THE RECENT ANNUAL GLAS-
GOW SCHOOL OF ART CLUB
EXHIBITION.

Again the Club which derives its name from
the Glasgow School of Art has filled the spacious
galleries of the Royal Institute of the Fine
Arts in Sauchiehall Street with its annual show;
and this year the occasion had been looked
forward to with some renewal of interest and lively
anticipation on the part of the annual critic, born of
the knowledge that some first-fruits might be con-
fidently expected to result from the change of
organisation. This year, also for the first time in
its history, the school, and the Club as a part of
the organisation of the school, exhibited together ;
and thus a complete cycle of the work of the
school for twelve months was made possible.
The change of official administration took place
some eighteen months ago, when the school was
handed over to the Scottish Office, and thereby
made independent of the Board of Education.

National competition, grants, red tape and other
complicated legislative machinery, which it is not
too much to say has retarded art education, with
its foolish restrictions and its cut-and-dried rules—
methods such as these, that take no account of
personality, might be in keeping with a purely
scientific school; but in art, especially in design,
personality and individual feeling are the
chief things, and yet how often we see students
prematurely strangled with red tape, and the free ex-
pression of their ideas checked by a dull, mechanical
routine, prescribed by those who fail to see that
it is the letter only which is teachable, and that too
great insistence upon the letter kills the spirit.

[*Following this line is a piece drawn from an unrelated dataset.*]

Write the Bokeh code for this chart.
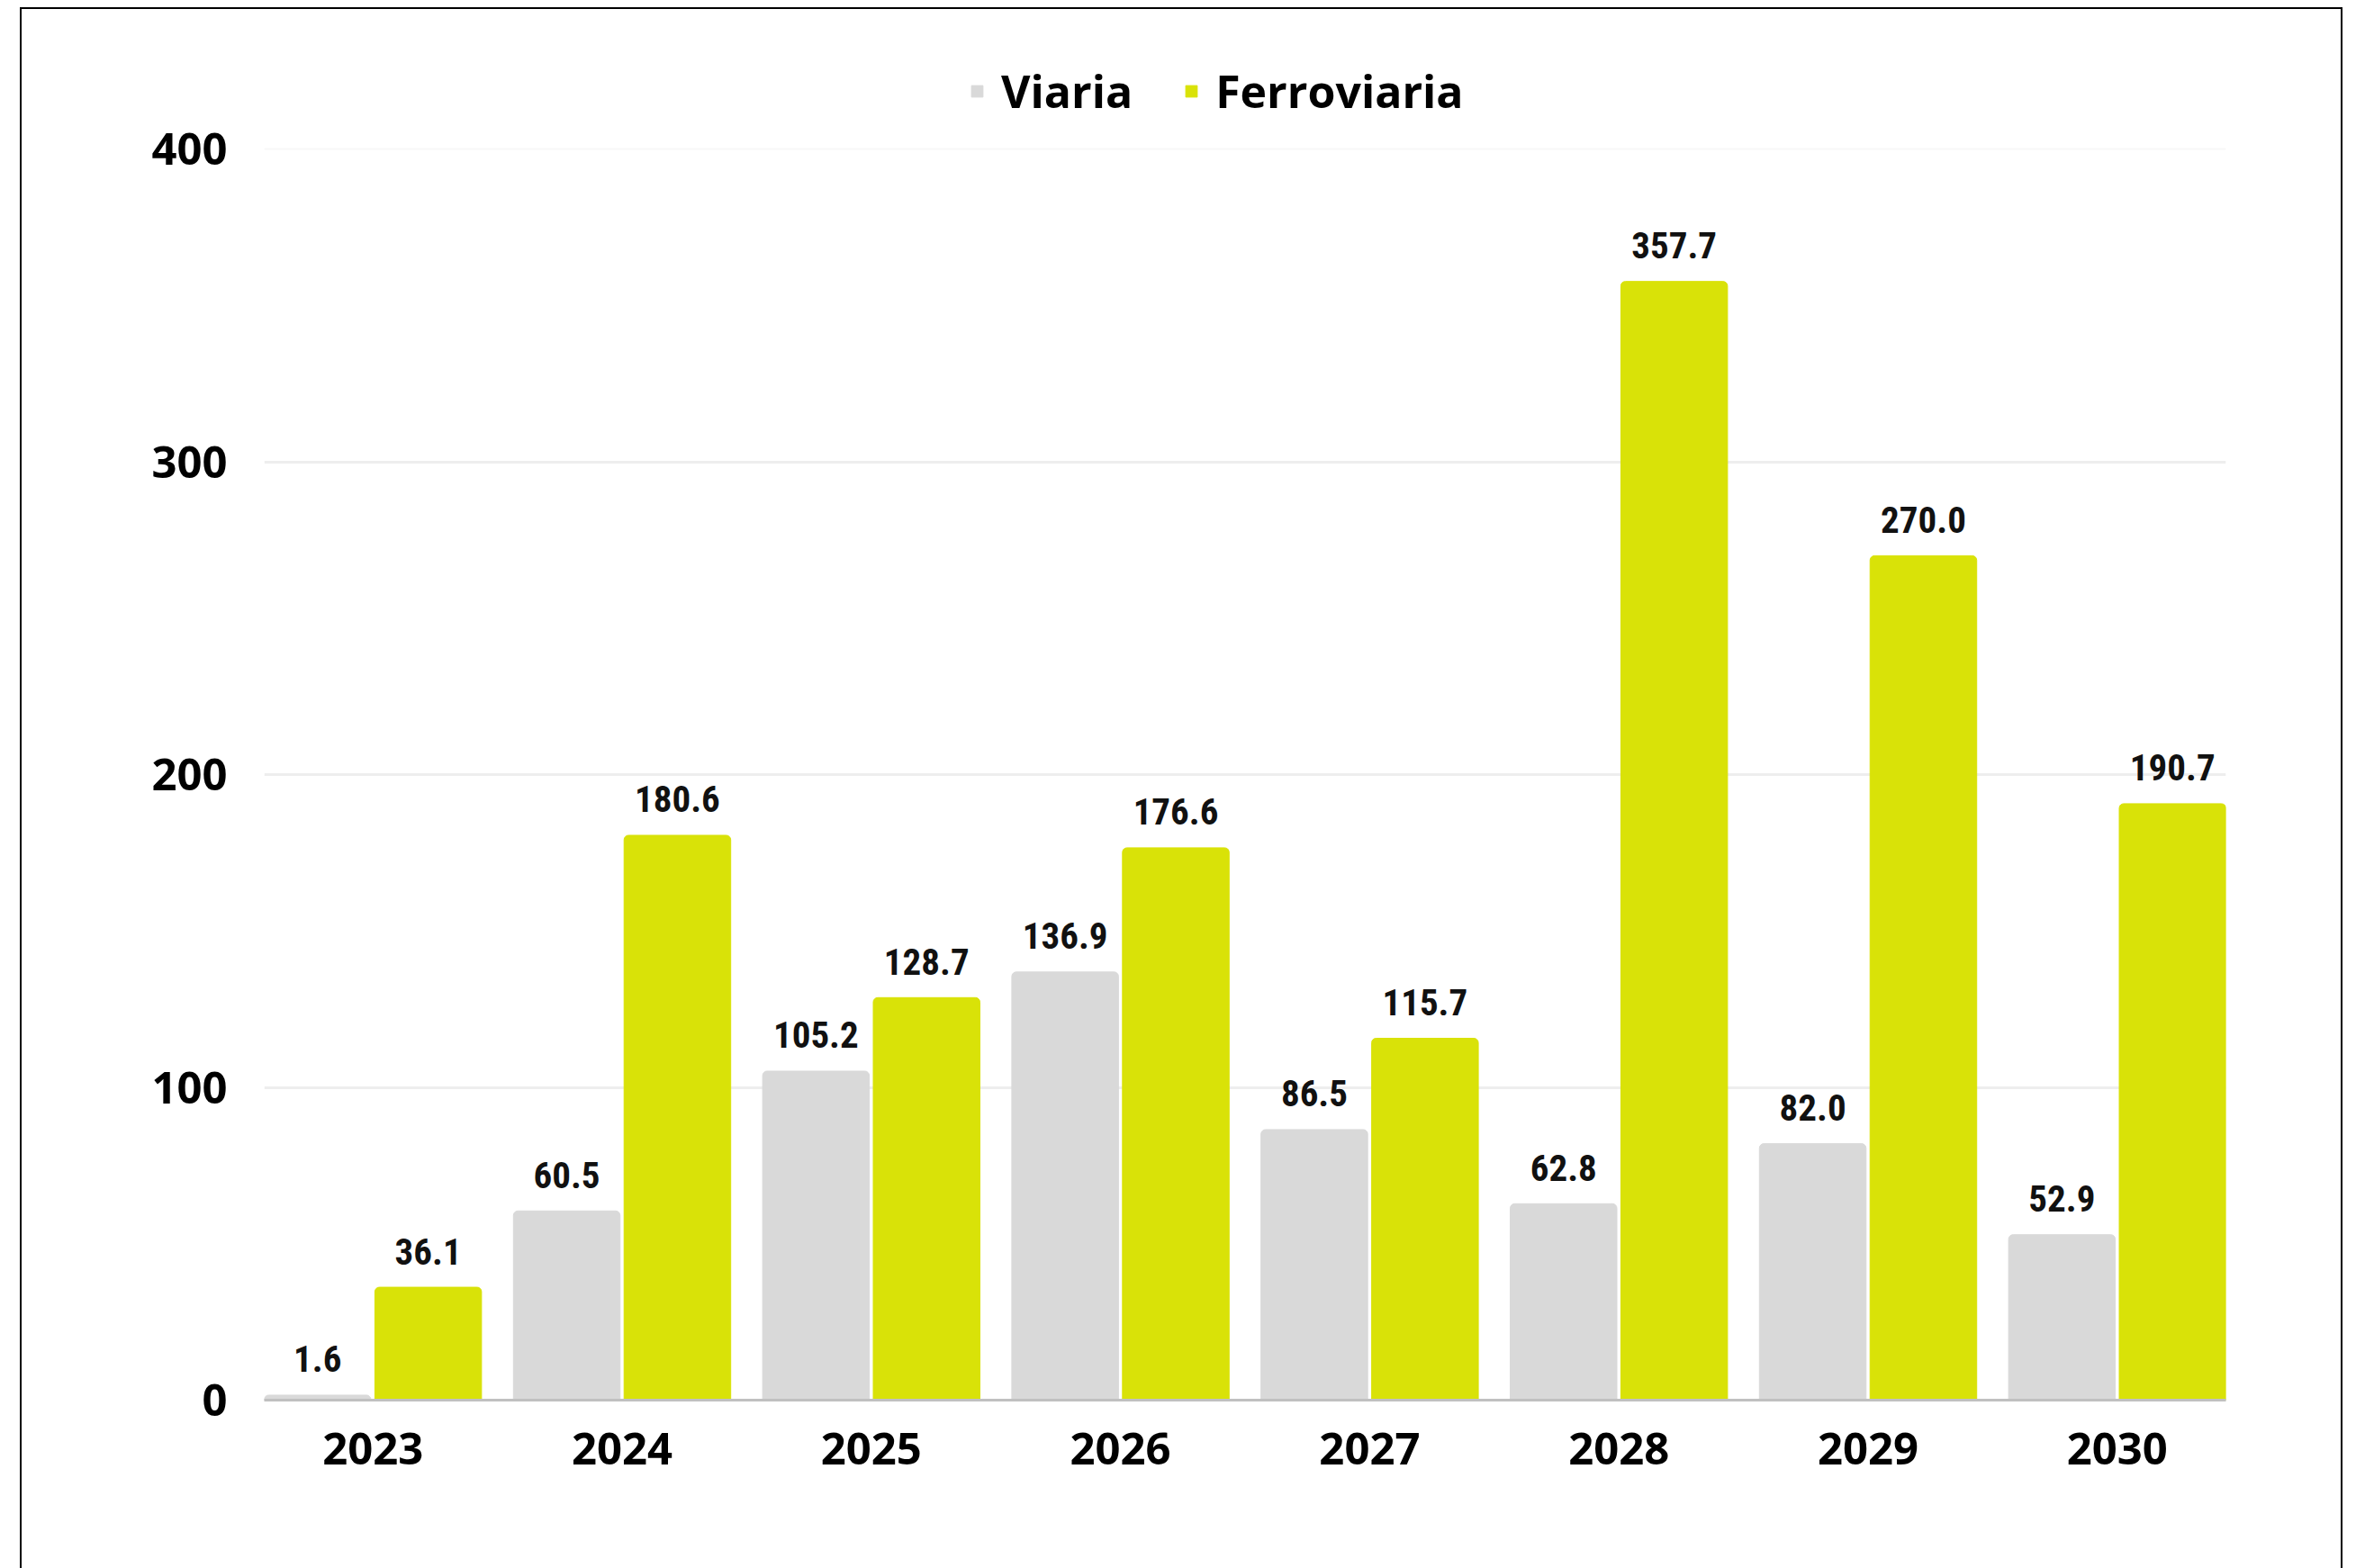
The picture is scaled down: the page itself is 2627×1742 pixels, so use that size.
from bokeh.plotting import figure
from bokeh.models import ColumnDataSource, FixedTicker, Legend, LegendItem, Grid
from bokeh.transform import dodge
from bokeh.core.properties import value
from bokeh.embed import file_html
from bokeh.resources import INLINE

years = [2023, 2024, 2025, 2026, 2027, 2028, 2029, 2030]
viaria = [1.6, 60.5, 105.2, 136.9, 86.5, 62.8, 82.0, 52.9]
ferroviaria = [36.1, 180.6, 128.7, 176.6, 115.7, 357.7, 270.0, 190.7]
y_ticks = [0, 100, 200, 300, 400]

src = ColumnDataSource(dict(
    year=years,
    viaria=viaria,
    ferroviaria=ferroviaria,
    viaria_lbl=[f"{v:.1f}" for v in viaria],
    ferroviaria_lbl=[f"{v:.1f}" for v in ferroviaria],
))

GREY = "#d9d9d9"
LIME = "#d9e208"
BW = 0.428
OFF = 0.222

p = figure(width=2580, height=1734, output_backend="svg", toolbar_location=None,
           x_range=(years[0] - OFF - BW / 2, years[-1] + OFF + BW / 2),
           y_range=(0, 432),
           min_border_left=269, min_border_right=132,
           min_border_top=44, min_border_bottom=189)
p.margin = (8, 0, 0, 22)
p.styles = {"border-left": "2px solid #000", "border-top": "2px solid #000",
            "border-right": "2px solid #000", "box-sizing": "border-box"}
p.outline_line_color = None
p.background_fill_color = "white"
p.border_fill_color = "white"

r1 = p.vbar(x=dodge("year", -OFF), top="viaria", width=BW, source=src,
            fill_color=GREY, line_color=GREY, line_width=1,
            border_radius=(5, 5, 0, 0))
r2 = p.vbar(x=dodge("year", OFF), top="ferroviaria", width=BW, source=src,
            fill_color=LIME, line_color=LIME, line_width=1,
            border_radius=(5, 5, 0, 0))

lbl_font = value("Roboto Condensed, DejaVu Sans Condensed, Liberation Sans Narrow, Roboto, sans-serif")
p.text(x=dodge("year", -OFF), y="viaria", text="viaria_lbl", source=src,
       text_font=lbl_font, text_font_style="bold", text_font_size="41px",
       text_align="center", text_baseline="alphabetic", y_offset=-40,
       text_color="#111111")
p.text(x=dodge("year", OFF), y="ferroviaria", text="ferroviaria_lbl", source=src,
       text_font=lbl_font, text_font_style="bold", text_font_size="41px",
       text_align="center", text_baseline="alphabetic", y_offset=-40,
       text_color="#111111")

# axes
p.xaxis.ticker = FixedTicker(ticks=years)
p.xaxis.major_tick_line_color = None
p.xaxis.minor_tick_line_color = None
p.xaxis.axis_line_color = "#c0c0c0"
p.xaxis.axis_line_width = 3
p.xaxis.major_label_text_font = "Open Sans"
p.xaxis.major_label_text_font_style = "bold"
p.xaxis.major_label_text_font_size = "49px"
p.xaxis.major_label_text_color = "#000000"
p.xaxis.major_label_standoff = 30

p.yaxis.ticker = FixedTicker(ticks=y_ticks)
p.yaxis.axis_line_color = None
p.yaxis.major_tick_line_color = None
p.yaxis.minor_tick_line_color = None
p.yaxis.major_label_text_font = "Open Sans"
p.yaxis.major_label_text_font_style = "bold"
p.yaxis.major_label_text_font_size = "49px"
p.yaxis.major_label_text_color = "#000000"
p.yaxis.major_label_standoff = 35

p.xgrid.grid_line_color = None
p.ygrid.ticker = FixedTicker(ticks=y_ticks[:-1])
p.ygrid.grid_line_color = "#eeeeee"
p.ygrid.grid_line_width = 3
top_grid = Grid(dimension=1, ticker=FixedTicker(ticks=y_ticks[-1:]),
                grid_line_color="#f8f8f8", grid_line_width=2)
p.add_layout(top_grid)

legend = Legend(items=[LegendItem(label="Viaria", renderers=[r1]),
                       LegendItem(label="Ferroviaria", renderers=[r2])],
                orientation="horizontal", location=(784, 1420),
                glyph_width=16, glyph_height=16, label_standoff=19, spacing=57,
                padding=0, margin=0, border_line_color=None,
                background_fill_alpha=0,
                label_text_font="Open Sans", label_text_font_style="bold",
                label_text_font_size="50px", label_text_color="#000000")
p.add_layout(legend, "center")

open("out.html", "w").write(file_html(p, INLINE))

If students are fed on Italian arabesques or
Gothic diapers, on dead, fossilised patterns, who
can wonder if little vitality is found in their work ?
Nothing is denied to well-directed labour; nothing
is to be obtained without it, yet industry alone
can only produce mediocrity, and mediocrity in art
is not worth the trouble of industry. The only
tendency of these methods here commented upon
seems to be to lure those students to persevere who
have no chance of succeeding, and to deter those
who have a chance from benefiting from the strong
bent and impulse of their natural powers.